Data extracted from a collection
--- BEGIN ---

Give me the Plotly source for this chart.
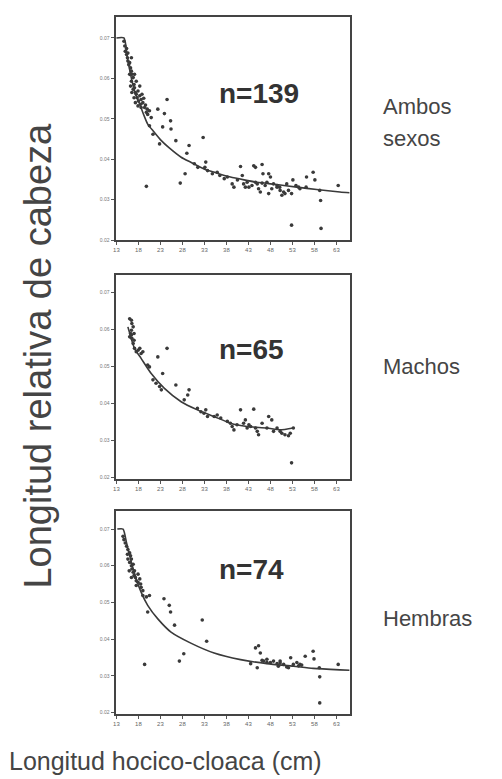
import plotly.graph_objects as go

# ---------------- data ----------------
x_ticks = [13, 18, 23, 28, 33, 38, 43, 48, 53, 58, 63]
x_tick_labels = ["13", "18", "23", "28", "33", "38", "43", "48", "53", "58", "63"]
y_ticks = [0.02, 0.03, 0.04, 0.05, 0.06, 0.07]
y_tick_labels = ["0.02", "0.03", "0.04", "0.05", "0.06", "0.07"]

# Ambos sexos (n=139)
both_x = [14.7, 14.9, 15.0, 15.3, 15.5, 15.6, 15.8, 16.0, 16.2, 16.4, 16.5, 16.4, 16.8, 17.0, 17.1, 16.8, 17.3, 17.5,
          17.7, 17.9, 18.0, 18.3, 18.5, 18.6, 19.0, 19.4, 19.8, 20.1, 20.5, 20.9, 16.0, 16.2, 16.5, 17.0, 17.3, 17.9,
          18.8, 19.2, 19.6, 20.0, 16.4, 15.6, 15.3, 17.1, 17.5, 18.3, 18.6, 20.5, 21.3, 22.8,
          22.4, 23.9, 24.5, 25.3, 25.4, 23.5, 26.5, 29.5, 32.7, 19.8, 27.5, 28.6, 29.0, 30.7, 33.3, 33.7, 33.1,
          34.8, 35.9, 38.2, 39.3, 39.7, 41.2, 41.6, 41.9, 42.7, 42.3, 44.2, 44.6, 45.0, 45.3, 45.7, 46.1, 46.3,
          46.8, 47.2, 47.6, 48.0, 48.3, 48.7, 49.5, 50.1, 50.6, 51.0, 51.3, 52.1, 52.8, 53.1, 53.8, 54.4, 54.7,
          56.2, 57.7, 58.1, 59.2, 59.4, 59.5, 52.8, 63.4, 56.1, 51.7, 43.1, 43.8, 47.6, 50.2, 49.5, 46.1, 44.6,
          36.5, 31.5, 40.5, 37.5]
both_y = [0.0692, 0.0680, 0.0667, 0.0659, 0.0651, 0.0643, 0.0634, 0.0639, 0.0626, 0.0618, 0.0610, 0.0593, 0.0602,
          0.0585, 0.0577, 0.0573, 0.0565, 0.0561, 0.0552, 0.0569, 0.0544, 0.0557, 0.0536, 0.0548, 0.0540, 0.0528,
          0.0516, 0.0511, 0.0520, 0.0503, 0.0610, 0.0581, 0.0565, 0.0552, 0.0540, 0.0532, 0.0561, 0.0551, 0.0534,
          0.0524, 0.0651, 0.0663, 0.0674, 0.0610, 0.0593, 0.0581, 0.0528, 0.0483, 0.0462, 0.0438,
          0.0524, 0.0513, 0.0548, 0.0495, 0.0475, 0.0480, 0.0446, 0.0434, 0.0454, 0.0333, 0.0341, 0.0364, 0.0415,
          0.0389, 0.0393, 0.0372, 0.0380, 0.0364, 0.0368, 0.0356, 0.0339, 0.0331, 0.0382, 0.0360, 0.0339, 0.0343,
          0.0331, 0.0384, 0.0380, 0.0339, 0.0327, 0.0319, 0.0387, 0.0364, 0.0335, 0.0343, 0.0364, 0.0356, 0.0327,
          0.0339, 0.0335, 0.0331, 0.0311, 0.0319, 0.0315, 0.0323, 0.0315, 0.0349, 0.0335, 0.0331, 0.0327, 0.0356,
          0.0368, 0.0349, 0.0323, 0.0298, 0.0229, 0.0237, 0.0335, 0.0331, 0.0339, 0.0331, 0.0335, 0.0315, 0.0323,
          0.0331, 0.0341, 0.0343, 0.0360, 0.0380, 0.0349, 0.0352]
both_fit_x = [13.0, 14.7, 15.5, 16.4, 17.2, 18.3, 19.2, 20.1, 21.5, 23.2, 25.0, 27.7, 30.0, 32.9, 35.5, 38.9, 42.0,
              45.0, 49.0, 54.0, 58.5, 63.8, 66.0]
both_fit_y = [0.0700, 0.0700, 0.0650, 0.0600, 0.0565, 0.0536, 0.0510, 0.0487, 0.0468, 0.0446, 0.0428, 0.0405,
              0.0392, 0.0376, 0.0367, 0.0356, 0.0349, 0.0343, 0.0338, 0.0331, 0.0325, 0.0319, 0.0317]

# Machos (n=65)
male_x = [16.0, 16.4, 16.5, 16.8, 16.4, 16.2, 16.0, 16.5, 17.0, 16.8, 17.1, 17.5, 17.9, 18.3, 18.6, 19.0, 16.4, 17.0,
          20.1, 20.5, 21.3, 22.0, 22.4, 23.2, 23.5, 24.5, 22.8, 26.5, 28.4, 29.2, 29.5, 31.4, 32.2, 32.9, 33.3, 33.7,
          35.2, 35.9, 38.2, 38.9, 39.3, 39.7, 41.2, 41.9, 42.3, 42.7, 43.1, 43.5, 44.2, 44.6, 45.0, 45.3, 47.2, 47.6,
          48.3, 48.7, 50.2, 50.6, 51.3, 52.1, 52.5, 53.2, 52.8, 40.4, 46.1, 49.5, 36.7]
male_y = [0.0628, 0.0624, 0.0615, 0.0606, 0.0597, 0.0588, 0.0579, 0.0575, 0.0570, 0.0561, 0.0548, 0.0539, 0.0543,
          0.0548, 0.0534, 0.0539, 0.0584, 0.0588, 0.0503, 0.0498, 0.0463, 0.0454, 0.0525, 0.0436, 0.0480, 0.0548,
          0.0445, 0.0449, 0.0409, 0.0422, 0.0436, 0.0386, 0.0377, 0.0373, 0.0382, 0.0364, 0.0364, 0.0368, 0.0351,
          0.0346, 0.0337, 0.0328, 0.0382, 0.0346, 0.0355, 0.0333, 0.0342, 0.0337, 0.0384, 0.0333, 0.0324, 0.0315,
          0.0333, 0.0364, 0.0355, 0.0324, 0.0324, 0.0319, 0.0315, 0.0312, 0.0319, 0.0333, 0.0239, 0.0342, 0.0346,
          0.0333, 0.0360]
male_fit_x = [15.6, 17.1, 18.6, 20.9, 23.9, 27.7, 31.4, 35.2, 38.9, 42.7, 47.2, 50.2, 53.2]
male_fit_y = [0.0606, 0.0548, 0.0521, 0.0480, 0.0440, 0.0404, 0.0382, 0.0364, 0.0346, 0.0337, 0.0333, 0.0328, 0.0333]

# Hembras (n=74)
female_x = [14.5, 14.7, 15.0, 15.3, 15.6, 16.0, 16.2, 16.4, 16.0, 16.4, 16.5, 16.8, 17.0, 17.3, 17.5, 17.9, 18.3,
            18.5, 18.6, 19.0, 19.0, 19.8, 20.5, 20.1, 15.6, 16.8, 17.1, 17.9, 16.4, 17.5, 15.5, 15.9,
            19.4, 23.8, 25.0, 25.3, 26.2, 27.3, 28.3, 32.5, 33.5, 43.5, 44.6, 45.0, 45.3, 45.7, 46.1, 46.5, 47.2,
            48.0, 48.7, 49.5, 49.8, 50.2, 51.0, 52.1, 52.6, 53.2, 54.0, 54.4, 54.7, 55.9, 57.7, 57.9, 59.1, 59.2,
            59.2, 63.4, 47.2, 50.2, 51.7, 55.1]
female_y = [0.0680, 0.0671, 0.0662, 0.0653, 0.0644, 0.0635, 0.0627, 0.0618, 0.0609, 0.0600, 0.0591, 0.0582, 0.0573,
            0.0568, 0.0559, 0.0555, 0.0564, 0.0550, 0.0541, 0.0532, 0.0519, 0.0515, 0.0519, 0.0474, 0.0618, 0.0604,
            0.0586, 0.0577, 0.0568, 0.0546, 0.0631, 0.0586,
            0.0331, 0.0510, 0.0492, 0.0474, 0.0438, 0.0340, 0.0360, 0.0452, 0.0394, 0.0333, 0.0376, 0.0322, 0.0382,
            0.0362, 0.0342, 0.0340, 0.0345, 0.0336, 0.0340, 0.0333, 0.0326, 0.0340, 0.0331, 0.0322, 0.0349, 0.0331,
            0.0336, 0.0327, 0.0331, 0.0353, 0.0367, 0.0346, 0.0322, 0.0297, 0.0226, 0.0331, 0.0336, 0.0335, 0.0324,
            0.0329]
female_fit_x = [13.2, 14.5, 15.3, 16.4, 17.5, 18.6, 20.1, 22.4, 25.4, 29.9, 35.2, 41.2, 47.2, 53.2, 57.7, 63.8, 66.0]
female_fit_y = [0.0700, 0.0700, 0.0662, 0.0609, 0.0564, 0.0528, 0.0492, 0.0455, 0.0419, 0.0389, 0.0362, 0.0344,
                0.0333, 0.0326, 0.0320, 0.0316, 0.0315]

n_labels = ["n=139", "n=65", "n=74"]
group_labels = [["Ambos", "sexos"], ["Machos"], ["Hembras"]]
x_title = "Longitud hocico-cloaca (cm)"
y_title = "Longitud relativa de cabeza"

panels = [
    dict(px=both_x, py=both_y, fx=both_fit_x, fy=both_fit_y, top=9, bottom=233, yr=[0.02, 0.0752],
         ny=86, ly=[99, 131]),
    dict(px=male_x, py=male_y, fx=male_fit_x, fy=male_fit_y, top=268, bottom=473, yr=[0.0195, 0.0746],
         ny=343, ly=[360]),
    dict(px=female_x, py=female_y, fx=female_fit_x, fy=female_fit_y, top=505, bottom=709, yr=[0.0195, 0.0749],
         ny=564, ly=[613]),
]

W, H = 502, 779
LEFT, RIGHT = 106, 341
INK = "#3a3a3a"
TXT = "#454545"

fig = go.Figure()
annotations = []
layout_axes = {}
for i, p in enumerate(panels, start=1):
    xa = "x" if i == 1 else f"x{i}"
    ya = "y" if i == 1 else f"y{i}"
    fig.add_trace(go.Scatter(x=p["px"], y=p["py"], mode="markers", xaxis=xa, yaxis=ya,
                             marker=dict(size=3.6, color=INK), showlegend=False))
    fig.add_trace(go.Scatter(x=p["fx"], y=p["fy"], mode="lines", xaxis=xa, yaxis=ya,
                             line=dict(color=INK, width=1.6, shape="spline", smoothing=0.6),
                             showlegend=False))
    kx = "xaxis" if i == 1 else f"xaxis{i}"
    ky = "yaxis" if i == 1 else f"yaxis{i}"
    layout_axes[kx] = dict(domain=[LEFT / W, RIGHT / W], range=[12.8, 66], anchor=ya,
                           tickvals=x_ticks, ticktext=x_tick_labels, ticks="outside", ticklen=3,
                           tickcolor="#555", tickfont=dict(size=6, color="#666", family="Liberation Sans"),
                           showline=True, linecolor="#444", linewidth=2, mirror=True,
                           showgrid=False, zeroline=False, fixedrange=True)
    layout_axes[ky] = dict(domain=[1 - p["bottom"] / H, 1 - p["top"] / H], range=p["yr"], anchor=xa,
                           tickvals=y_ticks, ticktext=y_tick_labels, ticks="outside", ticklen=3,
                           tickcolor="#555", tickfont=dict(size=5, color="#777", family="Liberation Sans"),
                           showline=True, linecolor="#444", linewidth=2, mirror=True,
                           showgrid=False, zeroline=False, fixedrange=True)
    annotations.append(dict(text=f"<b>{n_labels[i - 1]}</b>", xref="paper", yref="paper",
                            x=208 / W, y=1 - p["ny"] / H, xanchor="left", yanchor="middle",
                            showarrow=False, font=dict(size=28, color="#333", family="Liberation Sans")))
    for txt, ly in zip(group_labels[i - 1], p["ly"]):
        annotations.append(dict(text=txt, xref="paper", yref="paper", x=372 / W, y=1 - ly / H,
                                xanchor="left", yanchor="middle", showarrow=False,
                                font=dict(size=22, color=TXT, family="Liberation Sans")))

annotations.append(dict(text=y_title, xref="paper", yref="paper",
                        x=28 / W, y=1 - 349 / H, textangle=-90, xanchor="center", yanchor="middle",
                        showarrow=False, font=dict(size=38, color=TXT, family="Liberation Sans")))
annotations.append(dict(text=x_title, xref="paper", yref="paper",
                        x=-3 / W, y=1 - 756 / H, xanchor="left", yanchor="middle",
                        showarrow=False, font=dict(size=25, color=TXT, family="Liberation Sans")))

fig.update_layout(width=W, height=H, margin=dict(l=0, r=0, t=0, b=0),
                  paper_bgcolor="white", plot_bgcolor="white", annotations=annotations,
                  **layout_axes)

fig.write_html("out.html")
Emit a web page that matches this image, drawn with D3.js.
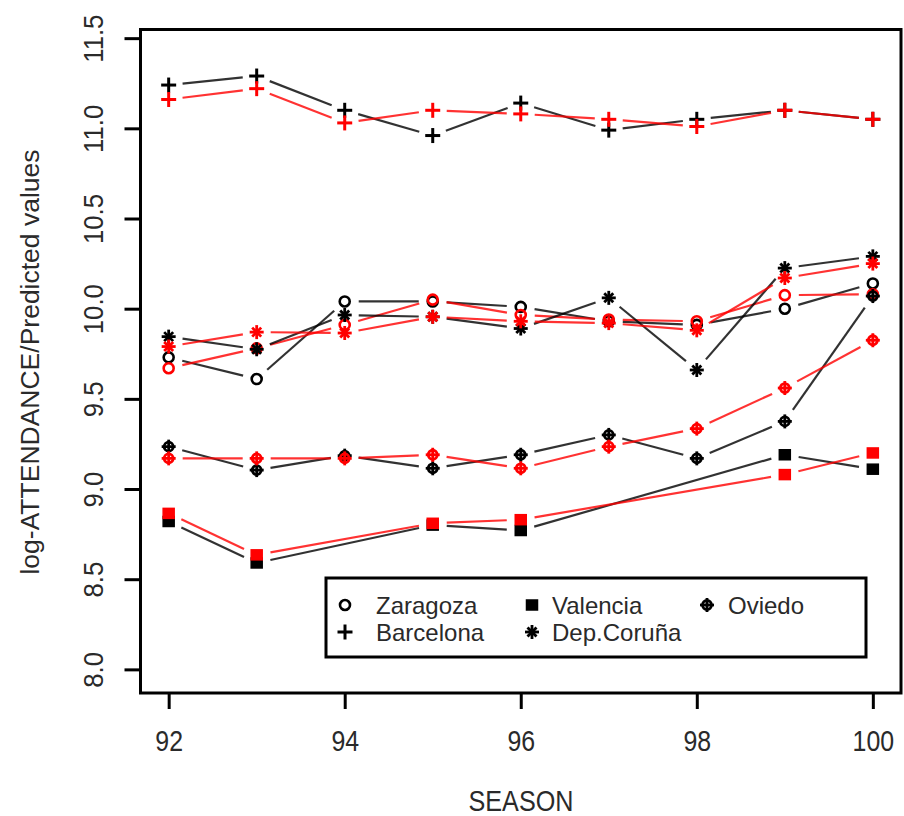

--- END ---

§ **AIM OF THE TASK**:
Without the pictures, repeat the entries above line by line, from the first through the one that contains "import plotly.graph_objects as go", both ends included.

§ **RESPONSE**:
Give me the Plotly source for this chart.
import plotly.graph_objects as go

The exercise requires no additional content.